The second item I want to point out is corporate data and the means to access it.
It is invisibly leaking onto the Internet at a very rapid rate.  Whilst big brands have been busy pushing their brand to the punters, they've taken their eye off the ball as to what transformation is taking place.  Information that used to be private to the corporations is now accessible to the masses, if they feel inclined to gather it up.

Let's imagine I want to find out what the biggest problem with some 2010 version of a car from Ford was.  In the old days, only Ford would know the answer to the question, but now I can set up a Facebook page and simply ask the public to submit their opinions… Now the information is public and everyone can see the results - including the competition.

Another example might be that I want to enquire about the quality of animal handling at my local airport.  Whereas in the old days I could only see a public facing customer enquiries department for things like this, now I can go on LinkedIn and find a baggage handler and ask them directly to show me photos of anything that's wrong.

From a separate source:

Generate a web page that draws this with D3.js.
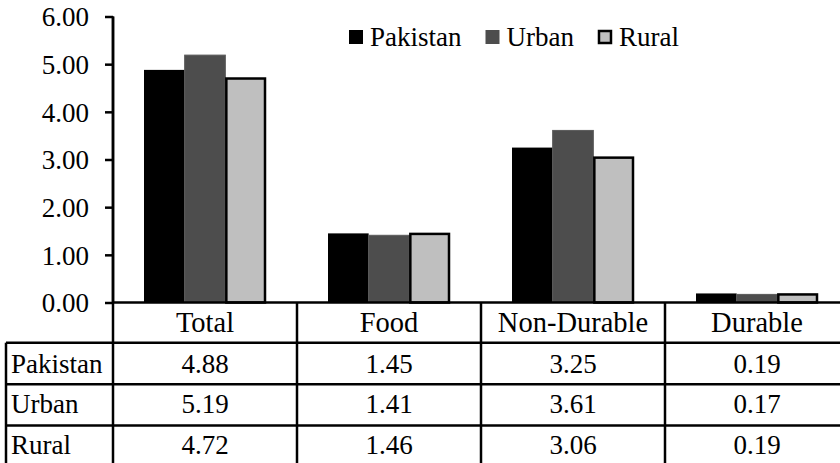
<!DOCTYPE html>
<html><head><meta charset="utf-8">
<script src="https://cdn.jsdelivr.net/npm/d3@7/dist/d3.min.js"></script>
</head><body style="margin:0">
<svg id="c" width="840" height="463" font-family="Liberation Serif"></svg>
<script>
const categories = ["Total", "Food", "Non-Durable", "Durable"];
const seriesNames = ["Pakistan", "Urban", "Rural"];
const pakistan = [4.88, 1.45, 3.25, 0.19];
const urban = [5.19, 1.41, 3.61, 0.17];
const rural = [4.72, 1.46, 3.06, 0.19];
const yTicks = [0, 1, 2, 3, 4, 5, 6];

const seriesValues = [pakistan, urban, rural];
const fills = ["#000000", "#4d4d4d", "#bfbfbf"];
const strokes = ["none", "none", "#000000"];
const FS = 27;

const svg = d3.select("#c");
function styleText(sel, size) {
  return sel.attr("font-family", "Liberation Serif").attr("font-size", size || FS)
    .style("font-family", "'Liberation Serif'").attr("fill", "#000");
}
const axisX = 113, y0 = 302.5, yTop = 16.5, band = 184;
const y = d3.scaleLinear().domain([0, 6]).range([y0, yTop]);
const x = d3.scaleBand().domain(categories).range([axisX, axisX + band * 4]).padding(0);
const xs = d3.scaleBand().domain(seriesNames).range([31, 153]).padding(0);

// bars
categories.forEach((c, i) => {
  seriesNames.forEach((s, j) => {
    const v = seriesValues[j][i];
    const bx = x(c) + xs(s), bw = xs.bandwidth();
    if (strokes[j] !== "none") {
      svg.append("rect").attr("x", bx + 1).attr("y", y(v) + 1)
        .attr("width", bw - 2).attr("height", y0 - y(v) - 1)
        .attr("fill", fills[j]).attr("stroke", strokes[j]).attr("stroke-width", 2.5);
    } else {
      svg.append("rect").attr("x", bx).attr("y", y(v))
        .attr("width", bw).attr("height", y0 - y(v))
        .attr("fill", fills[j]).attr("stroke", j === 1 ? "#5a5a5a" : "none").attr("stroke-width", 1);
    }
  });
});

// y axis
const yAxis = d3.axisLeft(y).tickValues(yTicks).tickFormat(d3.format(".2f")).tickSize(8).tickPadding(16);
const ga = svg.append("g").attr("transform", `translate(${axisX},0)`).call(yAxis);
ga.attr("font-family", "Liberation Serif").attr("font-size", FS);
ga.select(".domain").attr("stroke", "#000").attr("stroke-width", 2.5).attr("d", `M0,${yTop}V${y0}`);
ga.selectAll(".tick line").attr("stroke", "#000").attr("stroke-width", 2.5);
styleText(ga.selectAll(".tick text")).attr("dy", "0.34em");

// table
const rowTops = [y0, 342.7, 384.3, 425.5, 467];
const leftX = 6, rightX = 850;
const lines = svg.append("g").attr("stroke", "#000").attr("stroke-width", 2.5);
lines.append("line").attr("x1", axisX).attr("x2", rightX).attr("y1", y0).attr("y2", y0);
for (let r = 1; r < rowTops.length; r++) {
  lines.append("line").attr("x1", leftX).attr("x2", rightX).attr("y1", rowTops[r]).attr("y2", rowTops[r]);
}
lines.append("line").attr("x1", leftX).attr("x2", leftX).attr("y1", rowTops[1]).attr("y2", 470);
categories.forEach((c, i) => {
  lines.append("line").attr("x1", x(c)).attr("x2", x(c)).attr("y1", i === 0 ? yTop : y0).attr("y2", 470);
});
lines.append("line").attr("x1", x(categories[3]) + band).attr("x2", x(categories[3]) + band).attr("y1", y0).attr("y2", 470);

const tt = svg.append("g");
const rowBase = [373, 413, 454];
categories.forEach((c, i) => {
  styleText(tt.append("text"), 28.5).attr("x", x(c) + band / 2).attr("y", 332).attr("text-anchor", "middle").text(c);
  seriesNames.forEach((s, j) => {
    styleText(tt.append("text")).attr("x", x(c) + band / 2).attr("y", rowBase[j])
      .attr("text-anchor", "middle").text(seriesValues[j][i].toFixed(2));
  });
});
seriesNames.forEach((s, j) => {
  styleText(tt.append("text")).attr("x", 11).attr("y", rowBase[j]).text(s);
});

// legend
const lg = svg.append("g");
let lx = 349;
seriesNames.forEach((s, j) => {
  if (strokes[j] !== "none") {
    lg.append("rect").attr("x", lx + 1).attr("y", 31).attr("width", 12).attr("height", 12)
      .attr("fill", fills[j]).attr("stroke", "#000").attr("stroke-width", 2.5);
  } else {
    lg.append("rect").attr("x", lx).attr("y", 30).attr("width", 14).attr("height", 14).attr("fill", fills[j]);
  }
  const t = styleText(lg.append("text")).attr("x", lx + 21).attr("y", 46).text(s);
  lx += 21 + t.node().getComputedTextLength() + 24;
});
</script>
</body></html>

This leakage of corporate information is speeding up quickly.  After all, how often do you think people with a smartphone log in to a service like LinkedIn or Google+ and allow these services to automatically slurp up photos of sensitive work areas, or share contact information that includes private corporate directory contacts so as to help the person find his or her friends, without thinking about the need to keep things separate?

Do you think the average corporation is up to speed on the scale of this issue?

When this second issue finally breaks into the collective conscience in a big way, I think we can expect some interesting "fireworks" as the battle over Social Media goes from a public forum that corporations also participate in, to a forum that the corporations want to control so they can police this information.